-- Given material --
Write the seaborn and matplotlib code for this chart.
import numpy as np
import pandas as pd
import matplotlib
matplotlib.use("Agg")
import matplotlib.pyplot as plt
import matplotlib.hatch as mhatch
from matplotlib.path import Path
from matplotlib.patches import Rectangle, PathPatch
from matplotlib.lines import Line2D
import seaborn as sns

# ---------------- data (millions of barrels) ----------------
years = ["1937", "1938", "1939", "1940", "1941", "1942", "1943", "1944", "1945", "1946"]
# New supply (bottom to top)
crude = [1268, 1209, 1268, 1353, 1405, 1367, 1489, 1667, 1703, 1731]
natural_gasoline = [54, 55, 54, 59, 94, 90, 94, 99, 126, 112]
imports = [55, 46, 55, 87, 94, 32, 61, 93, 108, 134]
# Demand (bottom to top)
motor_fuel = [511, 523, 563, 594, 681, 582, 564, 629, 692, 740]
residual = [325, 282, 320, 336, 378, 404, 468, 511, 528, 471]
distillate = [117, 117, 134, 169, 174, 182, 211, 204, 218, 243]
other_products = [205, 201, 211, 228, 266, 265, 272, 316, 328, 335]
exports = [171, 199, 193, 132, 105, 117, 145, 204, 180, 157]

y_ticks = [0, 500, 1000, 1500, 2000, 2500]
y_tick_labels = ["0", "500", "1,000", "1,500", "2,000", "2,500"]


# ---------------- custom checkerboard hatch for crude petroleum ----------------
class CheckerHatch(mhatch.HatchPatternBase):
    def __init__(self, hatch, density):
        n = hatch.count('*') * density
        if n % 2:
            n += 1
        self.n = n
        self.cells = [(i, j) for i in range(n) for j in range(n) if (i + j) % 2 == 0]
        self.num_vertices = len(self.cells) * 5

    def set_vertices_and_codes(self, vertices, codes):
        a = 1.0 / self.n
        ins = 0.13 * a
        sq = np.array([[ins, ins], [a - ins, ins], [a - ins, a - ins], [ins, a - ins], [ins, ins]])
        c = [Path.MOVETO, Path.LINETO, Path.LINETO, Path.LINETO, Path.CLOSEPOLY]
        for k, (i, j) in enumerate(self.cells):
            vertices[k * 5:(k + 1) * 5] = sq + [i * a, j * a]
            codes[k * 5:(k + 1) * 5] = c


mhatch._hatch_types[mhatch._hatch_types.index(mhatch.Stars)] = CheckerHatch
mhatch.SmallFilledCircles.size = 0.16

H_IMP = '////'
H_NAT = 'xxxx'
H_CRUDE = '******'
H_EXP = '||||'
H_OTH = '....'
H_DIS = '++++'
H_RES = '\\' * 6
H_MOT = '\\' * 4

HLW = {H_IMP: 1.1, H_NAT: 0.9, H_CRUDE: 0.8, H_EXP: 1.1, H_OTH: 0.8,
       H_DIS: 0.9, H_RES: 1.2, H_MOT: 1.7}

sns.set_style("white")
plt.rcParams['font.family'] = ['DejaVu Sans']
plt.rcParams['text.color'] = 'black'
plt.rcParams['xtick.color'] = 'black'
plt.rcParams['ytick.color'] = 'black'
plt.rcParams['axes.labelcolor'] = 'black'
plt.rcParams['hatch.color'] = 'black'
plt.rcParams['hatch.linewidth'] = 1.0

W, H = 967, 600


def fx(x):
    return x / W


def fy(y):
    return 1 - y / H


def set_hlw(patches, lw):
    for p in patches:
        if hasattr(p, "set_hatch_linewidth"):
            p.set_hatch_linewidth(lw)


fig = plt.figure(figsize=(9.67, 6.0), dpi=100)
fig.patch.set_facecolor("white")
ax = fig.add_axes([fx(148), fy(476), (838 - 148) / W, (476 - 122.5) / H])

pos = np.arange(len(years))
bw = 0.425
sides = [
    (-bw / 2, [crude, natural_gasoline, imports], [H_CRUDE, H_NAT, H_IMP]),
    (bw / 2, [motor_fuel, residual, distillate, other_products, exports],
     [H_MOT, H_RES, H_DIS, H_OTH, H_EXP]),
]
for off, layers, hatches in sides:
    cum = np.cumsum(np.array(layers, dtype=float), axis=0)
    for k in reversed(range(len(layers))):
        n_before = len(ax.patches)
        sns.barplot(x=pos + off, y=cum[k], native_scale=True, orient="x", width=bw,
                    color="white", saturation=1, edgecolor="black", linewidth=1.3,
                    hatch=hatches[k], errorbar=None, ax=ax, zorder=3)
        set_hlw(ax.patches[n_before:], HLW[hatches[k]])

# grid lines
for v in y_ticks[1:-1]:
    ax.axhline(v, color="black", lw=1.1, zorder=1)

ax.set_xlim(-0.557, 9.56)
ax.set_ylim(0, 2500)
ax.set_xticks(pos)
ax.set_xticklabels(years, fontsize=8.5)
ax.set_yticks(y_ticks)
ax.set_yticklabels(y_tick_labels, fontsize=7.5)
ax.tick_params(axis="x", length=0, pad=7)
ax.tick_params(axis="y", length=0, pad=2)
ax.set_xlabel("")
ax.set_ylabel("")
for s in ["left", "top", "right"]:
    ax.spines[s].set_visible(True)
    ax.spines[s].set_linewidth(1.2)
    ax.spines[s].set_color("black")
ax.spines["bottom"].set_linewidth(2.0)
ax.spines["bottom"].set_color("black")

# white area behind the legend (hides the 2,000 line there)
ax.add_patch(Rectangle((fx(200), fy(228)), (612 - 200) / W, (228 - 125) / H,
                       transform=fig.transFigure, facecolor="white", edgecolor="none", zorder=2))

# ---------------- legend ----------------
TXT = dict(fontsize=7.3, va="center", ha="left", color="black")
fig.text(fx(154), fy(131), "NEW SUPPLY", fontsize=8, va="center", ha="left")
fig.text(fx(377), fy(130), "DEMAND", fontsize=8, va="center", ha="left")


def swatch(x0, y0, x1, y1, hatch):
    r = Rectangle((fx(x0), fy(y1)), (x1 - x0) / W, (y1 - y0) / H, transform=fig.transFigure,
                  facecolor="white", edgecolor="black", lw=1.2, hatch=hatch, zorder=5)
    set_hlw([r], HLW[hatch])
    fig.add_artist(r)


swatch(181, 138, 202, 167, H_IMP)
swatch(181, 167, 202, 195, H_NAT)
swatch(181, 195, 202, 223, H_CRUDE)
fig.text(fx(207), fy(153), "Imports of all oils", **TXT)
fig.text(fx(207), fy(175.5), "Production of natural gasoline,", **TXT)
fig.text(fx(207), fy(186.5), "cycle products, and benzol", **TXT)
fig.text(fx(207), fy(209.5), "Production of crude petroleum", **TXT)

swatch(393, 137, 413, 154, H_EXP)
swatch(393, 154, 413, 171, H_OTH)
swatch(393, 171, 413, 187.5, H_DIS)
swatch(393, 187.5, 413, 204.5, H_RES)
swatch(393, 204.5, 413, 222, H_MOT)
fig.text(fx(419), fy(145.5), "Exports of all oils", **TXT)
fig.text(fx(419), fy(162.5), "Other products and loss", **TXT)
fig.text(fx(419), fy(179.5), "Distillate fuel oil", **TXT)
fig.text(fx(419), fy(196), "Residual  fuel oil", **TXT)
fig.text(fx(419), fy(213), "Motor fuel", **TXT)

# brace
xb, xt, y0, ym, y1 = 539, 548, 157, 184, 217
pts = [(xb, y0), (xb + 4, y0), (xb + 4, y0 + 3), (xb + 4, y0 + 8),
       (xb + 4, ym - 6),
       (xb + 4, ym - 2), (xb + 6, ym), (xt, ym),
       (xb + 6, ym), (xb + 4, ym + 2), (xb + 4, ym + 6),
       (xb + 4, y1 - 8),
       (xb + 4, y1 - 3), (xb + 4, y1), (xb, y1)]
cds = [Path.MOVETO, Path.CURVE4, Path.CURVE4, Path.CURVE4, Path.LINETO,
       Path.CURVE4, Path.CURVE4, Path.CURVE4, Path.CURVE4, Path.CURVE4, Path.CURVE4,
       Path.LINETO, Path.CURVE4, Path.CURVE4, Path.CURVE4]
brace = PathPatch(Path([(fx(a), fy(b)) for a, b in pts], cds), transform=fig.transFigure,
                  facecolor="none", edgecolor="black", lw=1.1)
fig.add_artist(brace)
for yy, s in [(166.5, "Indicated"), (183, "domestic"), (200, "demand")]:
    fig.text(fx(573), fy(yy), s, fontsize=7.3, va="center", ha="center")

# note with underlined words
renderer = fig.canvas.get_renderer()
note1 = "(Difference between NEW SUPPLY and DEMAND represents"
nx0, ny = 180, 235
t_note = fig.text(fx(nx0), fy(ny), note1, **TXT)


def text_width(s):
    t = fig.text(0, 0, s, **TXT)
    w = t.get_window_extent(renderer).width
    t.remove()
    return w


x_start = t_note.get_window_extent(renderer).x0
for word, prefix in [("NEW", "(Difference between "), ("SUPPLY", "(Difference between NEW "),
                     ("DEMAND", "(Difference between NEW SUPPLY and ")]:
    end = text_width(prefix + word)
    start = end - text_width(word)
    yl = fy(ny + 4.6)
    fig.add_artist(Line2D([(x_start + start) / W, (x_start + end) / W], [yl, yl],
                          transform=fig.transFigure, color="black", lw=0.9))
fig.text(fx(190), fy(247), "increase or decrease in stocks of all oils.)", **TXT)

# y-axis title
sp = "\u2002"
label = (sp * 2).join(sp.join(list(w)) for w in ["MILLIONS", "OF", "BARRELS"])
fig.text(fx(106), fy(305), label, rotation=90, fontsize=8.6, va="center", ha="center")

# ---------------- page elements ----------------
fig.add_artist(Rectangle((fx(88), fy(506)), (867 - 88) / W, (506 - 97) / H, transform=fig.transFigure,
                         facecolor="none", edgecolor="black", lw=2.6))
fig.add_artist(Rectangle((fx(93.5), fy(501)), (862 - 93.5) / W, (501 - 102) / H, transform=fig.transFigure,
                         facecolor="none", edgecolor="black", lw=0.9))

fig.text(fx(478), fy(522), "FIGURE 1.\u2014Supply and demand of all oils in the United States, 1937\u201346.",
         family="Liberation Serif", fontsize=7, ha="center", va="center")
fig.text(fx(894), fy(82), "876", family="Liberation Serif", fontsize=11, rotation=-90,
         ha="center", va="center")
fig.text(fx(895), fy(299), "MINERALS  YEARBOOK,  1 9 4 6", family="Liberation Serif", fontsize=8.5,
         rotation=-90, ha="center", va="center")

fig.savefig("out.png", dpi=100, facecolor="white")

-- Task --
Only the lines from the beginning of the material to the line containing "self.num_vertices = len(self.cells)" should be echoed, verbatim and in full.

-- Solution below --
Write the seaborn and matplotlib code for this chart.
import numpy as np
import pandas as pd
import matplotlib
matplotlib.use("Agg")
import matplotlib.pyplot as plt
import matplotlib.hatch as mhatch
from matplotlib.path import Path
from matplotlib.patches import Rectangle, PathPatch
from matplotlib.lines import Line2D
import seaborn as sns

# ---------------- data (millions of barrels) ----------------
years = ["1937", "1938", "1939", "1940", "1941", "1942", "1943", "1944", "1945", "1946"]
# New supply (bottom to top)
crude = [1268, 1209, 1268, 1353, 1405, 1367, 1489, 1667, 1703, 1731]
natural_gasoline = [54, 55, 54, 59, 94, 90, 94, 99, 126, 112]
imports = [55, 46, 55, 87, 94, 32, 61, 93, 108, 134]
# Demand (bottom to top)
motor_fuel = [511, 523, 563, 594, 681, 582, 564, 629, 692, 740]
residual = [325, 282, 320, 336, 378, 404, 468, 511, 528, 471]
distillate = [117, 117, 134, 169, 174, 182, 211, 204, 218, 243]
other_products = [205, 201, 211, 228, 266, 265, 272, 316, 328, 335]
exports = [171, 199, 193, 132, 105, 117, 145, 204, 180, 157]

y_ticks = [0, 500, 1000, 1500, 2000, 2500]
y_tick_labels = ["0", "500", "1,000", "1,500", "2,000", "2,500"]


# ---------------- custom checkerboard hatch for crude petroleum ----------------
class CheckerHatch(mhatch.HatchPatternBase):
    def __init__(self, hatch, density):
        n = hatch.count('*') * density
        if n % 2:
            n += 1
        self.n = n
        self.cells = [(i, j) for i in range(n) for j in range(n) if (i + j) % 2 == 0]
        self.num_vertices = len(self.cells) * 5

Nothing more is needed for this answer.